--- START SUPPLIED MATERIAL ---

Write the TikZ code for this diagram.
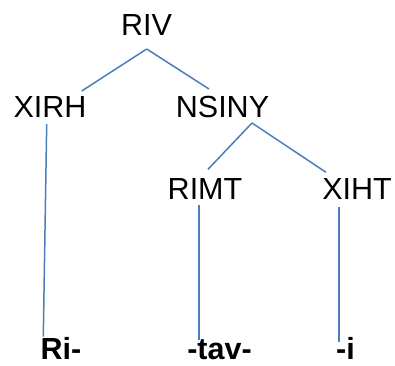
\documentclass[tikz,border=0pt]{standalone}
\usepackage{fontspec}
\setmainfont{Liberation Sans}
\usetikzlibrary{calc}
\definecolor{linkblue}{HTML}{4A7EBB}
\begin{document}
\begin{tikzpicture}[x=1pt,y=-1pt,
  lab/.style={inner sep=0pt,anchor=base,font=\fontsize{30.5}{34}\selectfont},
  morph/.style={lab,font=\fontsize{30.5}{34}\selectfont\bfseries},
  branch/.style={draw=linkblue,line width=1.5pt}]
\useasboundingbox (0,0) rectangle (395,365);
\node[lab] (RIV) at (146.5,35) {RIV};
\node[lab] (XIRH) at (50,117) {XIRH};
\node[lab] (NSINY) at (222.5,117) {NSINY};
\node[lab] (RIMT) at (205,199) {RIMT};
\node[lab] (XIHT) at (357,199) {XIHT};
\node[morph] (Ri) at (61,359) {Ri-};
\node[morph] (tav) at (219.5,359) {-tav-};
\node[morph] (i) at (345.5,359) {-i};
\draw[branch] ($(RIV.base)+(0.2,14)$) -- ($(XIRH.base)+(31.7,-26)$);
\draw[branch] ($(RIV.base)+(0.2,14)$) -- ($(NSINY.base)+(-13.5,-28)$);
\draw[branch] ($(XIRH.base)+(-3.3,7)$) -- ($(Ri.base)+(-17.7,-22.3)$);
\draw[branch] ($(NSINY.base)+(29.5,6)$) -- ($(RIMT.base)+(3,-29.7)$);
\draw[branch] ($(NSINY.base)+(29.5,6)$) -- ($(XIHT.base)+(-31,-26.7)$);
\draw[branch] ($(RIMT.base)+(-6,6)$) -- ($(tav.base)+(-20.5,-19)$);
\draw[branch] ($(XIHT.base)+(-18,8.3)$) -- ($(i.base)+(-6.5,-17.3)$);
\end{tikzpicture}
\end{document}
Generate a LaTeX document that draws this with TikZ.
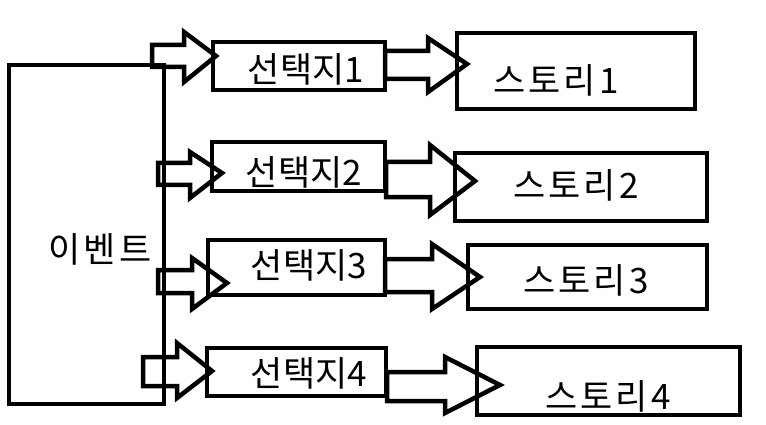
\documentclass[tikz,border=0pt]{standalone}
\usepackage{fontspec}
\newfontfamily\krfont{Noto Sans CJK KR}
\newfontfamily\krwide[LetterSpace=9]{Noto Sans CJK KR}
\newcommand\blockarr[8]{%
  \draw[blk] (#1,#2) -- (#4,#2) -- (#4,#5) -- (#7,#8) -- (#4,#6) -- (#4,#3) -- (#1,#3) -- cycle;}
\begin{document}
\begin{tikzpicture}[x=1pt,y=-1pt,
  blk/.style={line width=4.5pt,line join=miter,draw=black},
  box/.style={line width=4.5pt,draw=black},
  lbl/.style={font=\krfont\fontsize{35}{40}\selectfont,inner sep=0pt,anchor=center},
  wlbl/.style={font=\krwide\fontsize{35}{40}\selectfont,inner sep=0pt,anchor=center}]
\useasboundingbox (0,0) rectangle (766,425);
% boxes
\draw[box] (9,65) rectangle (164,404);
\draw[box] (213,42) rectangle (385,90);
\draw[box] (212,142) rectangle (385,191);
\draw[box] (208,240) rectangle (385,295);
\draw[box] (207,348) rectangle (386,396);
\draw[box] (457,33) rectangle (695,109);
\draw[box] (455,153) rectangle (707,221);
\draw[box] (468,245) rectangle (707,309);
\draw[box] (477,347) rectangle (740,415);
% arrows event -> choices
\blockarr{152}{45}{67}{184}{32}{82}{216}{56}
\blockarr{158}{163}{185}{190}{152}{198}{222}{173}
\blockarr{158}{270}{293}{192}{258}{309}{227}{283}
\blockarr{143}{357}{386}{177}{343}{398}{212}{371}
% arrows choices -> stories
\blockarr{385}{51}{79}{428}{38}{92}{467}{64}
\blockarr{386}{162}{197}{430}{145}{215}{475}{181}
\blockarr{385}{259}{292}{432}{244}{309}{480}{277}
\blockarr{387}{372}{401}{445}{357}{413}{500}{385}
% labels
\node[wlbl] (ev) at (100,249) {이벤트};
\node[lbl] (c1) at (306,69) {선택지1};
\node[lbl] (c2) at (304,172) {선택지2};
\node[lbl] (c3) at (309,265) {선택지3};
\node[lbl] (c4) at (309,373) {선택지4};
\node[wlbl] (s1) at (556,80) {스토리1};
\node[wlbl] (s2) at (576,185) {스토리2};
\node[wlbl] (s3) at (586,280) {스토리3};
\node[wlbl] (s4) at (608,396) {스토리4};
\end{tikzpicture}
\end{document}
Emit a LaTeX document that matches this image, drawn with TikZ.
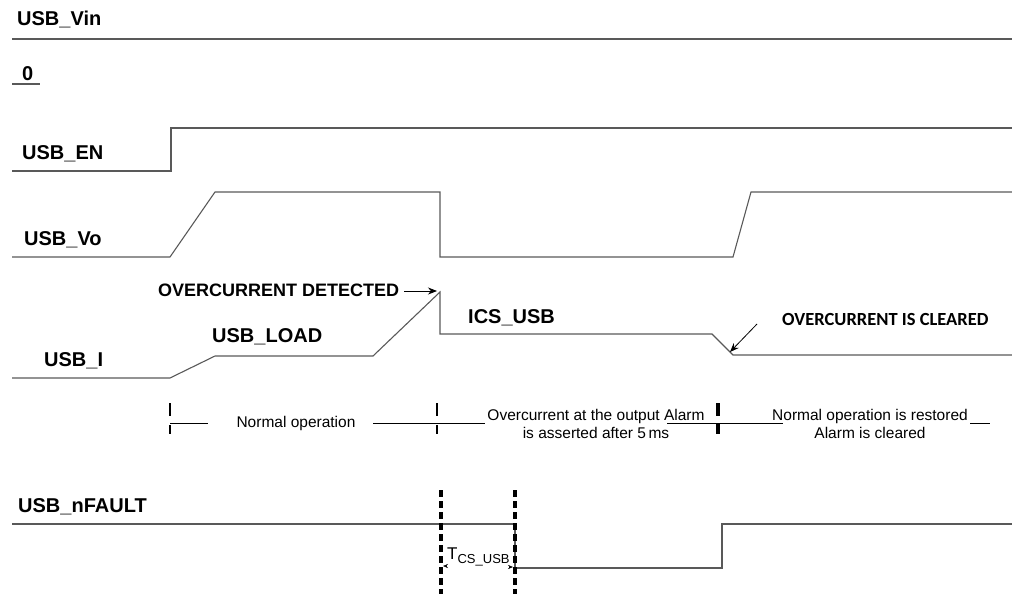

--- END SUPPLIED MATERIAL ---

## WHAT YOU SHOULD DO
All records above are to be printed exactly, minus the pictures they contain.

## WRITTEN RESPONSE
Write the TikZ code for this diagram.
\documentclass[tikz,border=0pt]{standalone}
\usepackage{fontspec}
\setmainfont{Liberation Sans}
\usetikzlibrary{calc}
\definecolor{linkblue}{HTML}{4A7EBB}
\begin{document}
\begin{tikzpicture}[x=1pt,y=-1pt,
  lab/.style={inner sep=0pt,anchor=base,font=\fontsize{30.5}{34}\selectfont},
  morph/.style={lab,font=\fontsize{30.5}{34}\selectfont\bfseries},
  branch/.style={draw=linkblue,line width=1.5pt}]
\useasboundingbox (0,0) rectangle (395,365);
\node[lab] (RIV) at (146.5,35) {RIV};
\node[lab] (XIRH) at (50,117) {XIRH};
\node[lab] (NSINY) at (222.5,117) {NSINY};
\node[lab] (RIMT) at (205,199) {RIMT};
\node[lab] (XIHT) at (357,199) {XIHT};
\node[morph] (Ri) at (61,359) {Ri-};
\node[morph] (tav) at (219.5,359) {-tav-};
\node[morph] (i) at (345.5,359) {-i};
\draw[branch] ($(RIV.base)+(0.2,14)$) -- ($(XIRH.base)+(31.7,-26)$);
\draw[branch] ($(RIV.base)+(0.2,14)$) -- ($(NSINY.base)+(-13.5,-28)$);
\draw[branch] ($(XIRH.base)+(-3.3,7)$) -- ($(Ri.base)+(-17.7,-22.3)$);
\draw[branch] ($(NSINY.base)+(29.5,6)$) -- ($(RIMT.base)+(3,-29.7)$);
\draw[branch] ($(NSINY.base)+(29.5,6)$) -- ($(XIHT.base)+(-31,-26.7)$);
\draw[branch] ($(RIMT.base)+(-6,6)$) -- ($(tav.base)+(-20.5,-19)$);
\draw[branch] ($(XIHT.base)+(-18,8.3)$) -- ($(i.base)+(-6.5,-17.3)$);
\end{tikzpicture}
\end{document}
Generate a LaTeX document that draws this with TikZ.
\documentclass[tikz,border=0pt]{standalone}
\usepackage{fontspec}
\newfontfamily\krfont{Noto Sans CJK KR}
\newfontfamily\krwide[LetterSpace=9]{Noto Sans CJK KR}
\newcommand\blockarr[8]{%
  \draw[blk] (#1,#2) -- (#4,#2) -- (#4,#5) -- (#7,#8) -- (#4,#6) -- (#4,#3) -- (#1,#3) -- cycle;}
\begin{document}
\begin{tikzpicture}[x=1pt,y=-1pt,
  blk/.style={line width=4.5pt,line join=miter,draw=black},
  box/.style={line width=4.5pt,draw=black},
  lbl/.style={font=\krfont\fontsize{35}{40}\selectfont,inner sep=0pt,anchor=center},
  wlbl/.style={font=\krwide\fontsize{35}{40}\selectfont,inner sep=0pt,anchor=center}]
\useasboundingbox (0,0) rectangle (766,425);
% boxes
\draw[box] (9,65) rectangle (164,404);
\draw[box] (213,42) rectangle (385,90);
\draw[box] (212,142) rectangle (385,191);
\draw[box] (208,240) rectangle (385,295);
\draw[box] (207,348) rectangle (386,396);
\draw[box] (457,33) rectangle (695,109);
\draw[box] (455,153) rectangle (707,221);
\draw[box] (468,245) rectangle (707,309);
\draw[box] (477,347) rectangle (740,415);
% arrows event -> choices
\blockarr{152}{45}{67}{184}{32}{82}{216}{56}
\blockarr{158}{163}{185}{190}{152}{198}{222}{173}
\blockarr{158}{270}{293}{192}{258}{309}{227}{283}
\blockarr{143}{357}{386}{177}{343}{398}{212}{371}
% arrows choices -> stories
\blockarr{385}{51}{79}{428}{38}{92}{467}{64}
\blockarr{386}{162}{197}{430}{145}{215}{475}{181}
\blockarr{385}{259}{292}{432}{244}{309}{480}{277}
\blockarr{387}{372}{401}{445}{357}{413}{500}{385}
% labels
\node[wlbl] (ev) at (100,249) {이벤트};
\node[lbl] (c1) at (306,69) {선택지1};
\node[lbl] (c2) at (304,172) {선택지2};
\node[lbl] (c3) at (309,265) {선택지3};
\node[lbl] (c4) at (309,373) {선택지4};
\node[wlbl] (s1) at (556,80) {스토리1};
\node[wlbl] (s2) at (576,185) {스토리2};
\node[wlbl] (s3) at (586,280) {스토리3};
\node[wlbl] (s4) at (608,396) {스토리4};
\end{tikzpicture}
\end{document}
Emit a LaTeX document that matches this image, drawn with TikZ.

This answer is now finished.